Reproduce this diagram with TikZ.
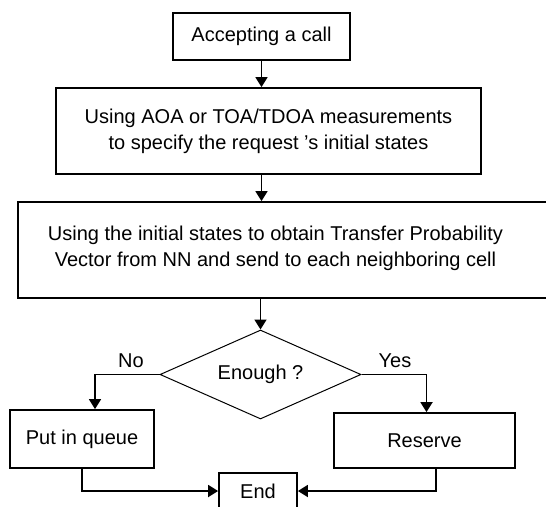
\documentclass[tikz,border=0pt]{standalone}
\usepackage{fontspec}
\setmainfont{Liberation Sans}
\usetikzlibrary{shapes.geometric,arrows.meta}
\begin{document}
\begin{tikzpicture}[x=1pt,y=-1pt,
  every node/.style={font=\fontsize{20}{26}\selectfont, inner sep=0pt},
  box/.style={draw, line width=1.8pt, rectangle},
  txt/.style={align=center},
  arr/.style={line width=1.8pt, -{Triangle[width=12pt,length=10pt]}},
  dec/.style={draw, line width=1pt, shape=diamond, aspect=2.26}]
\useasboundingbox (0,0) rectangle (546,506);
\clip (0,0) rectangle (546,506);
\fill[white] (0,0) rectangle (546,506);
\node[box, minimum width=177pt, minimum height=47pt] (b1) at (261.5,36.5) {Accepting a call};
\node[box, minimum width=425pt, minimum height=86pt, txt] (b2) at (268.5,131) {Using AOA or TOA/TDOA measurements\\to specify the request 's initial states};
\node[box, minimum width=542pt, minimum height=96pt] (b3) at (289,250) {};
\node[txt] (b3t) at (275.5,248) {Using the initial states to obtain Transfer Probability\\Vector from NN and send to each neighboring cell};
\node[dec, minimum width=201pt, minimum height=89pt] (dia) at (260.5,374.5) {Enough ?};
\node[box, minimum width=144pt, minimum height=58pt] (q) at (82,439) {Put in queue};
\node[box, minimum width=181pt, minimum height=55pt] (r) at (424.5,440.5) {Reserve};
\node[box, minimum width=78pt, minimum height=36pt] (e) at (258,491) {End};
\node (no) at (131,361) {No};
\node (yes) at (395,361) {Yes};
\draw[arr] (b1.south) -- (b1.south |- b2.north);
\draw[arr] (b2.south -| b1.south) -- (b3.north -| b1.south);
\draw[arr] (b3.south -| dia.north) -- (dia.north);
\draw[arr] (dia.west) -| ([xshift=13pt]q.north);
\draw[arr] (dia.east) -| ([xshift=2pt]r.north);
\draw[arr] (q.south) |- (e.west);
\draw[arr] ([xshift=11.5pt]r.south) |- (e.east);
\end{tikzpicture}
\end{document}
***
» **Given instruction**
Repeat the material verbatim. Do not carry over any picture.

» **Solution for this exercise**
Reproduce this diagram with TikZ.
\documentclass[tikz,border=0pt]{standalone}
\usepackage{fontspec}
\setmainfont{Liberation Sans}
\usetikzlibrary{shapes.geometric,arrows.meta}
\begin{document}
\begin{tikzpicture}[x=1pt,y=-1pt,
  every node/.style={font=\fontsize{20}{26}\selectfont, inner sep=0pt},
  box/.style={draw, line width=1.8pt, rectangle},
  txt/.style={align=center},
  arr/.style={line width=1.8pt, -{Triangle[width=12pt,length=10pt]}},
  dec/.style={draw, line width=1pt, shape=diamond, aspect=2.26}]
\useasboundingbox (0,0) rectangle (546,506);
\clip (0,0) rectangle (546,506);
\fill[white] (0,0) rectangle (546,506);
\node[box, minimum width=177pt, minimum height=47pt] (b1) at (261.5,36.5) {Accepting a call};
\node[box, minimum width=425pt, minimum height=86pt, txt] (b2) at (268.5,131) {Using AOA or TOA/TDOA measurements\\to specify the request 's initial states};
\node[box, minimum width=542pt, minimum height=96pt] (b3) at (289,250) {};
\node[txt] (b3t) at (275.5,248) {Using the initial states to obtain Transfer Probability\\Vector from NN and send to each neighboring cell};
\node[dec, minimum width=201pt, minimum height=89pt] (dia) at (260.5,374.5) {Enough ?};
\node[box, minimum width=144pt, minimum height=58pt] (q) at (82,439) {Put in queue};
\node[box, minimum width=181pt, minimum height=55pt] (r) at (424.5,440.5) {Reserve};
\node[box, minimum width=78pt, minimum height=36pt] (e) at (258,491) {End};
\node (no) at (131,361) {No};
\node (yes) at (395,361) {Yes};
\draw[arr] (b1.south) -- (b1.south |- b2.north);
\draw[arr] (b2.south -| b1.south) -- (b3.north -| b1.south);
\draw[arr] (b3.south -| dia.north) -- (dia.north);
\draw[arr] (dia.west) -| ([xshift=13pt]q.north);
\draw[arr] (dia.east) -| ([xshift=2pt]r.north);
\draw[arr] (q.south) |- (e.west);
\draw[arr] ([xshift=11.5pt]r.south) |- (e.east);
\end{tikzpicture}
\end{document}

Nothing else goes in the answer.